I'm assuming you have the koralia 1050 GPH model, or a comparably sized maxijet. Try placing the powerhead on one end of the tank, about halfway to the sand, halfway to the back. Aim it slightly upwards, and it should work for you. Good luck!


----------



## revisMVP (Aug 11, 2012)

funlad3 said:


> I'm assuming you have the koralia 1050 GPH model, or a comparably sized maxijet. Try placing the powerhead on one end of the tank, about halfway to the sand, halfway to the back. Aim it slightly upwards, and it should work for you. Good luck!


It is a Koralia and I've tried placing it like that to and it still kicks up sand. I think it's just to strong.


----------



## funlad3 (Oct 9, 2010)

Weird; try replacing it with a MaxiJet Pro. There's a model with similar GPH, but the flow is much wider, making it more gentle.


----------



## revisMVP (Aug 11, 2012)

funlad3 said:


> Weird; try replacing it with a MaxiJet Pro. There's a model with similar GPH, but the flow is much wider, making it more gentle.


After messing with it some more it now only kicks up the the bigger pieces of substrate and no actual sand itself.

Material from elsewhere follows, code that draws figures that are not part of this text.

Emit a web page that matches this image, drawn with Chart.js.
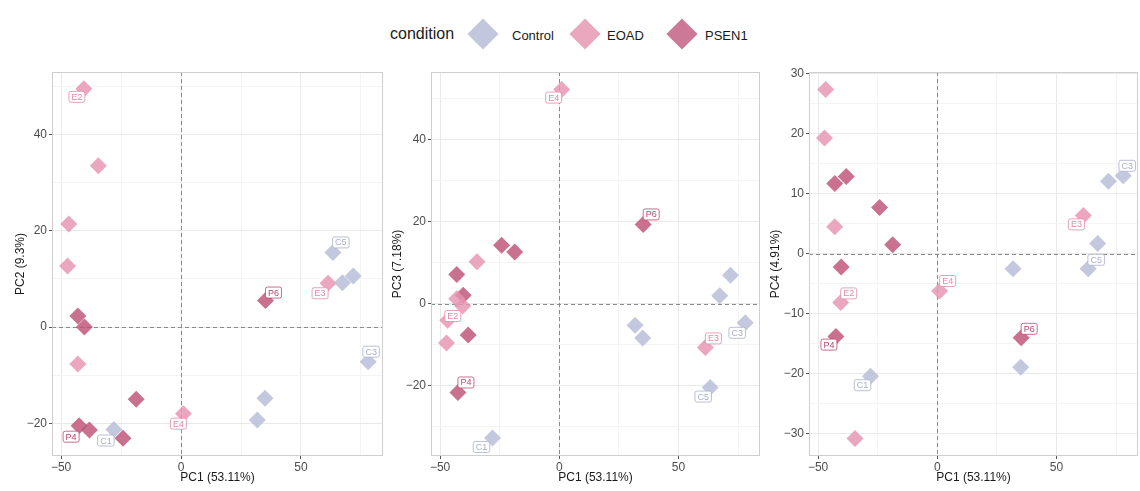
<!DOCTYPE html>
<html>
<head>
<meta charset="utf-8">
<script src="https://cdn.jsdelivr.net/npm/chart.js@4"></script>
<style>
  body { margin: 0; background: #fff; font-family: "Liberation Sans", Arial, sans-serif; }
  #wrap { position: relative; width: 1140px; height: 491px; overflow: hidden; }
  .panel { position: absolute; top: 60px; }
  .legend-title { position: absolute; left: 390px; top: 25px; font-size: 16px; color: #1a1a1a; }
  .legend-key { position: absolute; width: 22px; height: 22px; transform: rotate(45deg); }
  .legend-text { position: absolute; top: 28px; font-size: 13px; color: #1a1a1a; }
</style>
</head>
<body>
<div id="wrap">
  <span class="legend-title">condition</span>
  <span class="legend-key" style="left:472px;top:23px;background:#c3c7dd"></span>
  <span class="legend-text" style="left:512px">Control</span>
  <span class="legend-key" style="left:574px;top:23px;background:#eaa8bf"></span>
  <span class="legend-text" style="left:607px">EOAD</span>
  <span class="legend-key" style="left:671px;top:23px;background:#cc7896"></span>
  <span class="legend-text" style="left:705px">PSEN1</span>

  <div class="panel" style="left:0px"><canvas id="pc2" width="386" height="431"></canvas></div>
  <div class="panel" style="left:386px"><canvas id="pc3" width="377" height="431"></canvas></div>
  <div class="panel" style="left:763px"><canvas id="pc4" width="377" height="431"></canvas></div>
</div>

<script>
// sample scores per condition (same sample order in every array of a group)
const labelControl = ['C1', 'C3', 'C5', '', '', '', ''];
const pc1Control = [-28.0, 78.0, 63.3, 35.0, 31.8, 67.3, 71.8];
const pc2Control = [-21.3, -7.2, 15.5, -14.8, -19.3, 9.2, 10.6];
const pc3Control = [-32.8, -4.7, -20.5, -8.4, -5.3, 1.9, 6.9];
const pc4Control = [-20.4, 13.0, -2.5, -18.9, -2.5, 1.7, 12.1];

const labelEOAD = ['E2', 'E3', 'E4', '', '', '', ''];
const pc1EOAD = [-40.5, 61.3, 1.0, -34.5, -46.8, -47.3, -43.0];
const pc2EOAD = [49.5, 9.1, -18.0, 33.5, 21.4, 12.7, -7.7];
const pc3EOAD = [-0.6, -10.7, 52.2, 10.2, -4.1, -9.6, 1.2];
const pc4EOAD = [-8.1, 6.4, -6.2, -30.8, 27.4, 19.3, 4.5];

const labelPSEN1 = ['P4', 'P6', '', '', '', '', ''];
const pc1PSEN1 = [-42.5, 35.2, -43.0, -40.3, -38.2, -24.2, -18.7];
const pc2PSEN1 = [-20.5, 5.5, 2.3, 0.0, -21.4, -23.1, -15.0];
const pc3PSEN1 = [-21.7, 19.3, 7.1, 2.0, -7.7, 14.2, 12.6];
const pc4PSEN1 = [-13.8, -14.0, 11.7, -2.2, 12.9, 7.7, 1.5];

const conditions = ['Control', 'EOAD', 'PSEN1'];
const pc1Ticks = [-50, -25, 0, 25, 50, 75];
const pc1Major = [-50, 0, 50];

// colours per condition: point fill, label text/border
const pointColors = ['rgba(182,188,215,0.82)', 'rgba(230,148,177,0.82)', 'rgba(189,82,118,0.82)'];
const labelColors = ['#a7aecd', '#e08aa9', '#bd4673'];

// label offsets (px) from the point, per panel
const labelShift = {
  pc2: { E2: [-7, 8], C5: [8, -10], P6: [8, -8], E3: [-8, 10], C3: [3, -10], E4: [-5, 10], P4: [-8, 11], C1: [-8, 11] },
  pc3: { E4: [-8, 8], P6: [8, -10], E2: [-10, 10], E3: [8, -9], C3: [-8, 10], P4: [8, -10], C5: [-7, 9], C1: [-11, 9] },
  pc4: { C3: [4, -10], E3: [-7, 9], C5: [8, -9], E4: [8, -10], E2: [8, -9], P6: [8, -9], P4: [-7, 8], C1: [-8, 9] }
};

const groupLabels = [labelControl, labelEOAD, labelPSEN1];
const groupPC1 = [pc1Control, pc1EOAD, pc1PSEN1];

function fmt(v) {
  return v < 0 ? '\u2212' + Math.abs(v) : String(v);
}

// dashed zero lines, panel border and sample labels
const pcaDecor = {
  id: 'pcaDecor',
  beforeDatasetsDraw(chart) {
    const { ctx, chartArea: a, scales: { x, y } } = chart;
    ctx.save();
    ctx.strokeStyle = '#8a8a8a';
    ctx.lineWidth = 1;
    ctx.setLineDash([4, 3]);
    const x0 = Math.round(x.getPixelForValue(0)) + 0.5;
    const y0 = Math.round(y.getPixelForValue(0)) + 0.5;
    ctx.beginPath();
    ctx.moveTo(x0, a.top); ctx.lineTo(x0, a.bottom);
    ctx.moveTo(a.left, y0); ctx.lineTo(a.right, y0);
    ctx.stroke();
    ctx.restore();
  },
  afterDatasetsDraw(chart, args, opts) {
    const { ctx, chartArea: a } = chart;
    const shift = labelShift[opts.panel];
    ctx.save();
    ctx.font = '9px "Liberation Sans", Arial, sans-serif';
    ctx.textAlign = 'center';
    ctx.textBaseline = 'middle';
    chart.data.datasets.forEach((ds, di) => {
      const meta = chart.getDatasetMeta(di);
      groupLabels[di].forEach((name, i) => {
        if (!name || !shift[name]) return;
        const pt = meta.data[i];
        const cx = pt.x + shift[name][0];
        const cy = pt.y + shift[name][1];
        const w = ctx.measureText(name).width + 5;
        const h = 11;
        ctx.beginPath();
        ctx.roundRect(cx - w / 2, cy - h / 2, w, h, 2);
        ctx.fillStyle = '#fff';
        ctx.fill();
        ctx.strokeStyle = labelColors[di];
        ctx.lineWidth = 0.8;
        ctx.stroke();
        ctx.fillStyle = labelColors[di];
        ctx.fillText(name, cx, cy + 0.5);
      });
    });
    ctx.strokeStyle = '#cfcfcf';
    ctx.lineWidth = 1;
    ctx.strokeRect(a.left + 0.5, a.top + 0.5, a.right - a.left - 1, a.bottom - a.top - 1);
    ctx.restore();
  }
};

function makePanel(id, yValues, yTitle, yMin, yMax, yTicks, yMajor, yWidth, padRight, titlePad) {
  const datasets = conditions.map((c, g) => ({
    label: c,
    data: groupPC1[g].map((v, i) => ({ x: v, y: yValues[g][i] })),
    pointStyle: 'rectRot',
    pointRadius: 8.5,
    pointHoverRadius: 8.5,
    pointBorderWidth: 0,
    backgroundColor: pointColors[g],
    borderColor: pointColors[g]
  }));

  const gridColor = (major) => (ctx) => {
    const v = ctx.tick ? ctx.tick.value : null;
    return major.includes(v) ? '#e9e9e9' : '#f4f4f4';
  };
  const tickColor = (major) => (ctx) => {
    const v = ctx.tick ? ctx.tick.value : null;
    return major.includes(v) ? '#555' : 'rgba(0,0,0,0)';
  };

  new Chart(document.getElementById(id), {
    type: 'scatter',
    data: { datasets },
    plugins: [pcaDecor],
    options: {
      responsive: false,
      animation: false,
      layout: { autoPadding: false, padding: { left: 0, right: padRight, top: 12, bottom: 0 } },
      plugins: {
        legend: { display: false },
        tooltip: { enabled: false },
        pcaDecor: { panel: id }
      },
      scales: {
        x: {
          type: 'linear',
          min: -53.8,
          max: 84.2,
          afterBuildTicks: (s) => { s.ticks = pc1Ticks.map(v => ({ value: v })); },
          afterFit: (s) => { s.height = 35; },
          border: { display: false },
          grid: { color: gridColor(pc1Major), tickColor: tickColor(pc1Major), tickLength: 3 },
          ticks: {
            padding: 1,
            color: '#4d4d4d',
            font: { size: 12, family: '"Liberation Sans", Arial, sans-serif' },
            maxRotation: 0,
            autoSkip: false,
            callback: (v) => pc1Major.includes(v) ? fmt(v) : ''
          },
          title: {
            display: true,
            text: 'PC1 (53.11%)',
            color: '#1a1a1a',
            padding: { top: 0, bottom: 6 },
            font: { size: 12, family: '"Liberation Sans", Arial, sans-serif' }
          }
        },
        y: {
          type: 'linear',
          min: yMin,
          max: yMax,
          afterBuildTicks: (s) => { s.ticks = yTicks.map(v => ({ value: v })); },
          afterFit: (s) => { s.width = yWidth; },
          border: { display: false },
          grid: { color: gridColor(yMajor), tickColor: tickColor(yMajor), tickLength: 3 },
          ticks: {
            padding: 2,
            color: '#4d4d4d',
            font: { size: 12, family: '"Liberation Sans", Arial, sans-serif' },
            autoSkip: false,
            callback: (v) => yMajor.includes(v) ? fmt(v) : ''
          },
          title: {
            display: true,
            text: yTitle,
            color: '#1a1a1a',
            padding: { top: titlePad, bottom: 0 },
            font: { size: 12, family: '"Liberation Sans", Arial, sans-serif' }
          }
        }
      }
    }
  });
}

makePanel('pc2', [pc2Control, pc2EOAD, pc2PSEN1], 'PC2 (9.3%)', -26.8, 53.0,
  [-20, -10, 0, 10, 20, 30, 40, 50], [-20, 0, 20, 40], 52, 3, 13);
makePanel('pc3', [pc3Control, pc3EOAD, pc3PSEN1], 'PC3 (7.18%)', -37.2, 56.5,
  [-30, -20, -10, 0, 10, 20, 30, 40, 50], [-20, 0, 20, 40], 45, 3, 4);
makePanel('pc4', [pc4Control, pc4EOAD, pc4PSEN1], 'PC4 (4.91%)', -33.7, 30.3,
  [-30, -25, -20, -15, -10, -5, 0, 5, 10, 15, 20, 25, 30], [-30, -20, -10, 0, 10, 20, 30], 46, 2, 5);
</script>
</body>
</html>
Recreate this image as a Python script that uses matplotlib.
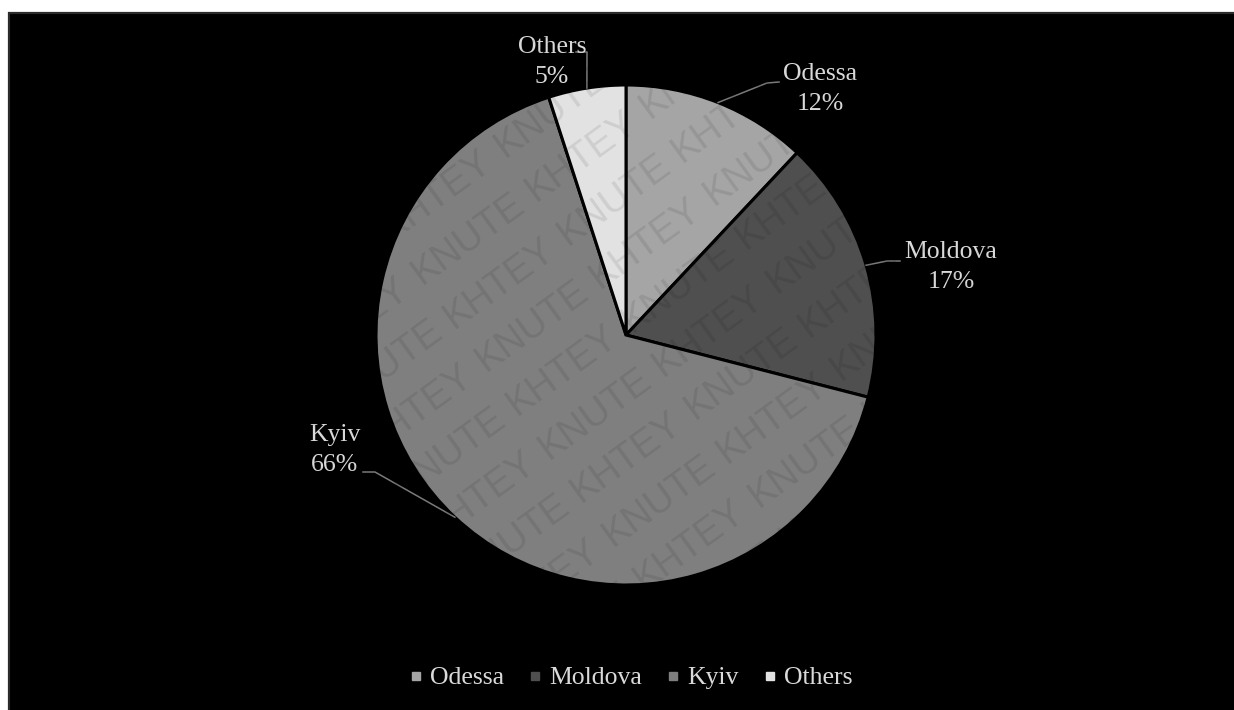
import numpy as np
import matplotlib
matplotlib.use('Agg')
import matplotlib.pyplot as plt
from matplotlib.patches import Rectangle
from matplotlib.lines import Line2D

regions = ['Odessa', 'Moldova', 'Kyiv', 'Others']
shares = [12, 17, 66, 5]
colors = ['#a5a5a5', '#4f4f4f', '#7f7f7f', '#e2e2e2']

W, H = 1234, 710
txt = '#d9d9d9'
serif = 'Liberation Serif'

fig = plt.figure(figsize=(W / 100, H / 100), dpi=100, facecolor='white')
ax = fig.add_axes([0, 0, 1, 1])

# black panel with thin dark frame
ax.add_patch(Rectangle((9, -5), W, H - 8, facecolor='black',
                       edgecolor='#2b2b2b', lw=1.6, zorder=0))

cx, cy, r = 626, H - 335, 250
wedges, _ = ax.pie(shares, colors=colors, startangle=90, counterclock=False,
                   center=(cx, cy), radius=r, frame=True,
                   wedgeprops=dict(edgecolor='black', linewidth=2.2))

# label centre, elbow and end of leader line (pixels from top-left)
label_pos = [(820, 89), (951, 267), (335, 450), (552, 62)]
elbows = [((767, 83), (779, 82)), ((887, 261), (900, 261)),
          ((375, 472), (363, 472)), ((587, 52), (576, 52))]

for w, name, val, (lx, ly), (e1, e2) in zip(wedges, regions, shares,
                                             label_pos, elbows):
    mid = np.deg2rad((w.theta1 + w.theta2) / 2)
    sx, sy = cx + r * np.cos(mid), cy + r * np.sin(mid)
    ax.plot([sx, e1[0], e2[0]], [sy, H - e1[1], H - e2[1]],
            color='#7a7a7a', lw=1.1, zorder=3)
    ax.text(lx, H - ly, f'{name}\n{val}%', ha='center', va='center',
            color=txt, fontsize=18.5, family=serif, linespacing=1.42,
            zorder=4)

handles = [Line2D([], [], marker='s', ls='', markersize=5.5, color=c)
           for c in colors]
ax.legend(handles, regions, loc='center', bbox_to_anchor=(631 / W, 1 - 678 / H),
          ncol=4, frameon=False, handlelength=0.5, handletextpad=0.3,
          columnspacing=0.95, labelcolor=txt,
          prop=dict(family=serif, size=18.5))

# diagonal watermark, one word at a time, only where it fits on the sheet
ang = 36
d = np.array([np.cos(np.deg2rad(ang)), np.sin(np.deg2rad(ang))])
n = np.array([-d[1], d[0]])
words = ['KNUTE', 'KHTEY']
word_len, word_h, step = 132, 30, 141
for k in range(-16, 18):
    base = np.array([-300, -500]) + n * 54 * k
    for j in range(-2, 15):
        p = base + d * step * (j + (k % 2))
        lo, hi = p - n * 10, p + n * word_h
        corners = [lo, hi, lo + d * word_len, hi + d * word_len]
        if not all(4 <= c[0] <= W - 4 and 4 <= c[1] <= H - 4 for c in corners):
            continue
        ax.text(p[0], p[1], words[j % 2], rotation=ang, rotation_mode='anchor',
                ha='left', va='baseline', family='Liberation Sans',
                fontsize=27.5, color='black', alpha=0.09, zorder=5)

ax.set_xlim(0, W)
ax.set_ylim(0, H)
ax.set_aspect('auto')
ax.axis('off')

fig.savefig('out.png', dpi=100, facecolor='white')
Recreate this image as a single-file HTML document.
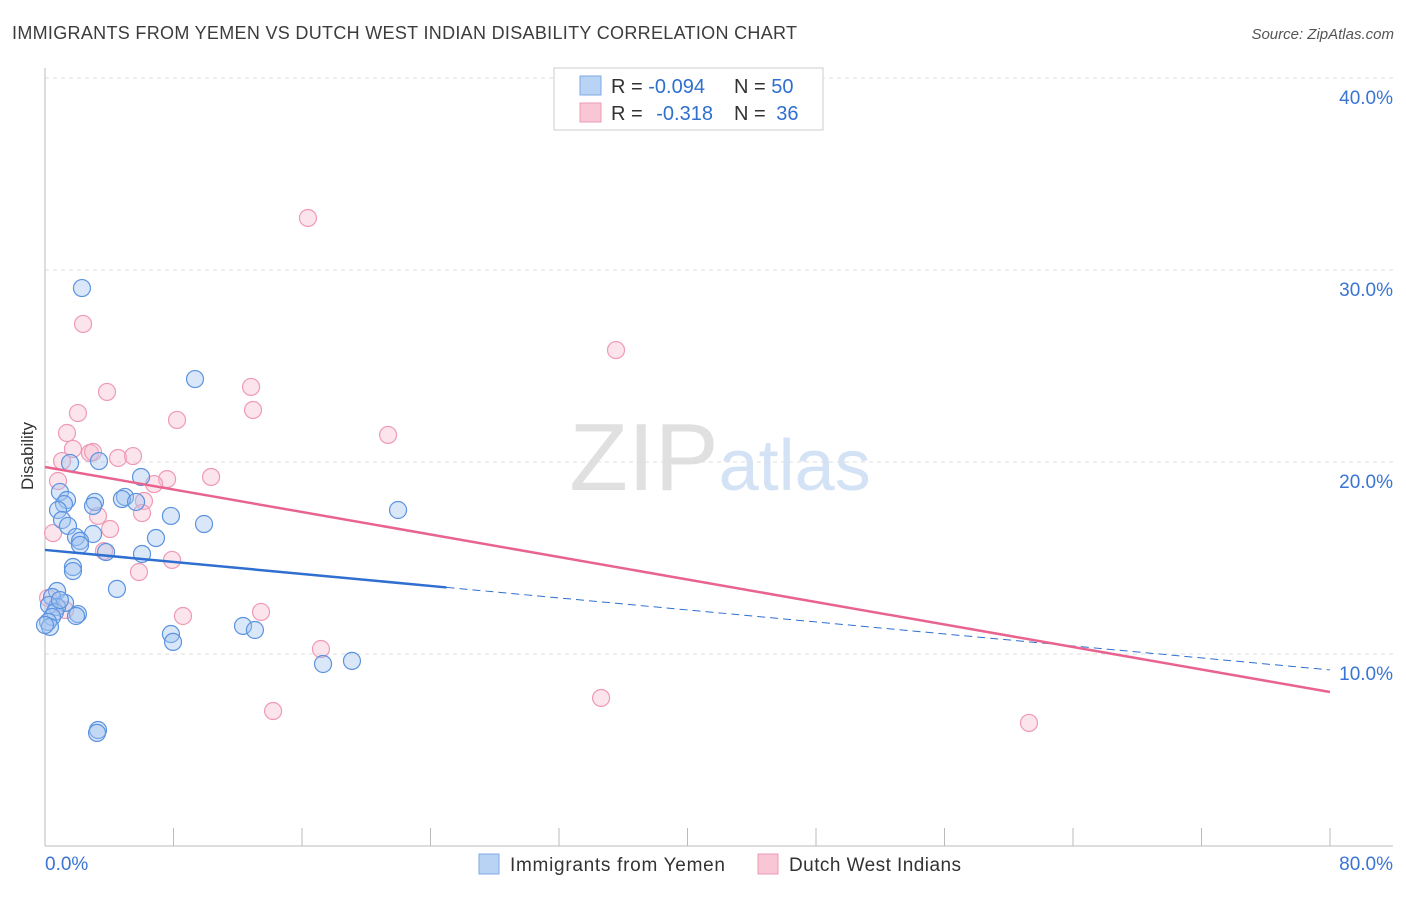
<!DOCTYPE html>
<html><head><meta charset="utf-8"><style>
body{margin:0;background:#fff;font-family:"Liberation Sans",sans-serif;}
svg text{font-family:"Liberation Sans",sans-serif;}
</style></head><body>
<svg id="chart" width="1406" height="892" viewBox="0 0 1406 892" xmlns="http://www.w3.org/2000/svg">
<text x="12" y="39" font-size="18" fill="#3c3c3c" textLength="785">IMMIGRANTS FROM YEMEN VS DUTCH WEST INDIAN DISABILITY CORRELATION CHART</text>
<text x="1394" y="39" font-size="15" fill="#555" text-anchor="end" font-style="italic">Source: ZipAtlas.com</text>
<text x="720" y="490" font-size="96" text-anchor="middle" fill="#e0e0e0" font-family="Liberation Serif"><tspan>ZIP</tspan><tspan fill="#d3e2f4" font-family="Liberation Sans" font-size="72">atlas</tspan></text>
<g id="grid"></g>
<g id="axes"></g>
<g id="marks"></g>
<text transform="translate(33,456) rotate(-90)" font-size="17" fill="#333" text-anchor="middle">Disability</text>
<g>
<rect x="554" y="68" width="269" height="62" fill="#fff" stroke="#ccc"/>
<rect x="580" y="76" width="21" height="19" fill="#b9d3f5" stroke="#7ea9e4"/>
<rect x="580" y="103" width="21" height="19" fill="#f9c6d6" stroke="#ef9ab5"/>
<text x="611" y="93" font-size="20" fill="#333">R = <tspan fill="#2f6fd0">-0.094</tspan></text>
<text x="734" y="93" font-size="20" fill="#333">N = <tspan fill="#2f6fd0">50</tspan></text>
<text x="611" y="120" font-size="20" fill="#333">R = <tspan fill="#2f6fd0" dx="8">-0.318</tspan></text>
<text x="734" y="120" font-size="20" fill="#333">N = <tspan fill="#2f6fd0" dx="5">36</tspan></text>
</g>
<g>
<rect x="479" y="854" width="20" height="20" fill="#b9d3f5" stroke="#7ea9e4"/>
<text x="510" y="871" font-size="19" fill="#333" textLength="215">Immigrants from Yemen</text>
<rect x="758" y="854" width="20" height="20" fill="#f9c6d6" stroke="#ef9ab5"/>
<text x="789" y="871" font-size="19" fill="#333" textLength="172">Dutch West Indians</text>
</g>
</svg>
<script>
const blueX=[2.30,9.34,1.56,3.36,5.98,0.93,1.37,1.18,3.11,2.99,4.98,4.79,5.67,0.81,7.84,9.90,1.06,1.43,2.99,1.93,2.18,2.18,6.91,3.80,6.04,1.74,1.74,4.48,0.75,0.44,1.25,0.75,0.25,0.62,0.44,2.05,1.93,0.19,0.31,12.33,13.07,7.84,7.97,21.98,17.31,19.11,3.30,3.24,0.93,0.0];
const blueY=[29.06,24.32,19.95,20.05,19.22,18.44,18.02,17.81,17.92,17.71,18.18,18.07,17.92,17.50,17.19,16.77,16.98,16.67,16.25,16.09,15.89,15.68,16.04,15.31,15.21,14.53,14.32,13.39,13.28,12.97,12.66,12.45,12.55,12.19,11.93,12.08,11.98,11.67,11.41,11.46,11.25,11.04,10.63,17.50,9.48,9.64,6.04,5.89,12.81,11.51];
const pinkX=[16.37,2.37,35.55,3.86,12.83,2.05,8.22,12.95,1.37,21.36,1.74,2.80,2.99,4.55,5.48,1.06,10.34,7.60,0.81,6.79,6.16,6.04,3.30,4.05,0.50,3.67,7.91,5.85,13.45,8.59,17.18,14.20,34.62,61.26,1.25,0.19];
const pinkY=[32.71,27.19,25.83,23.65,23.91,22.55,22.19,22.71,21.51,21.41,20.68,20.47,20.52,20.21,20.31,20.05,19.22,19.11,19.01,18.85,17.97,17.34,17.19,16.51,16.30,15.36,14.90,14.27,12.19,11.98,10.26,7.03,7.71,6.41,12.29,12.92];
const blueTrend=[15.42,9.17];
const blueSolidEnd=25;
const pinkTrend=[19.74,8.02];
const yTicks=[10,20,30,40];
const yTickLabels=["10.0%","20.0%","30.0%","40.0%"];
const xTicks=[0,8,16,24,32,40,48,56,64,72,80];
const NS="http://www.w3.org/2000/svg";
const X=v=>45+v/80*1285;
const Y=v=>846-v*19.2;
function mk(tag,attrs,parent){const e=document.createElementNS(NS,tag);for(const k in attrs)e.setAttribute(k,attrs[k]);parent.appendChild(e);return e;}
const grid=document.getElementById('grid'),axes=document.getElementById('axes'),marks=document.getElementById('marks');
yTicks.forEach((t,i)=>{
  const l=mk('line',{x1:45,x2:1393,y1:Y(t),y2:Y(t),stroke:'#ddd','stroke-dasharray':'4,4'},grid);
  
  
  const tx=mk('text',{x:1393,y:Y(t)+26,'font-size':19,fill:'#3a74d4','text-anchor':'end'},axes);
  tx.textContent=yTickLabels[i];
  
  
});
const ya=mk('line',{x1:45,x2:45,y1:68,y2:846,stroke:'#bbb'},axes);


const xa=mk('line',{x1:45,x2:1393,y1:846,y2:846,stroke:'#bbb'},axes);


xTicks.forEach(t=>{
  const l=mk('line',{x1:X(t),x2:X(t),y1:828,y2:846,stroke:'#bbb'},axes);
  
  
});
const xl0=mk('text',{x:45,y:870,'font-size':19,fill:'#3a74d4'},axes);xl0.textContent='0.0%';


const xl1=mk('text',{x:1393,y:870,'font-size':19,fill:'#3a74d4','text-anchor':'end'},axes);xl1.textContent='80.0%';


pinkX.forEach((v,i)=>{
  const c=mk('circle',{cx:X(v),cy:Y(pinkY[i]),r:8.5,fill:'rgba(248,187,208,0.4)',stroke:'#ef9ab5','stroke-width':1.2},marks);
  
  
});
blueX.forEach((v,i)=>{
  const c=mk('circle',{cx:X(v),cy:Y(blueY[i]),r:8.5,fill:'rgba(160,196,240,0.4)',stroke:'#5b93e0','stroke-width':1.2},marks);
  
  
});
const bAt=x=>blueTrend[0]+(blueTrend[1]-blueTrend[0])*x/80;
const bs=mk('line',{x1:X(0),y1:Y(bAt(0)),x2:X(blueSolidEnd),y2:Y(bAt(blueSolidEnd)),stroke:'#2f6fd0','stroke-width':2.5},marks);


const bd=mk('line',{x1:X(blueSolidEnd),y1:Y(bAt(blueSolidEnd)),x2:X(80),y2:Y(bAt(80)),stroke:'#2f6fd0','stroke-width':1,'stroke-dasharray':'8,5'},marks);


const pl=mk('line',{x1:X(0),y1:Y(pinkTrend[0]),x2:X(80),y2:Y(pinkTrend[1]),stroke:'#e8648f','stroke-width':2.5},marks);


</script>
</body></html>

Will that settle in time?


----------



## kay-bee (Dec 6, 2006)

When I used korallia's powerheads in my reef tank I had two (and at one time, three of) them somewhat (but not completely) aimed at each other to a certain degree(or at least the flow they produced collided at some point in the tank).

This reduced the intensity of the flow each one produced while increasing random circulation patterns. With multiple powerheads I had more general circulation and less intensity (at least how I had them aimed).


----------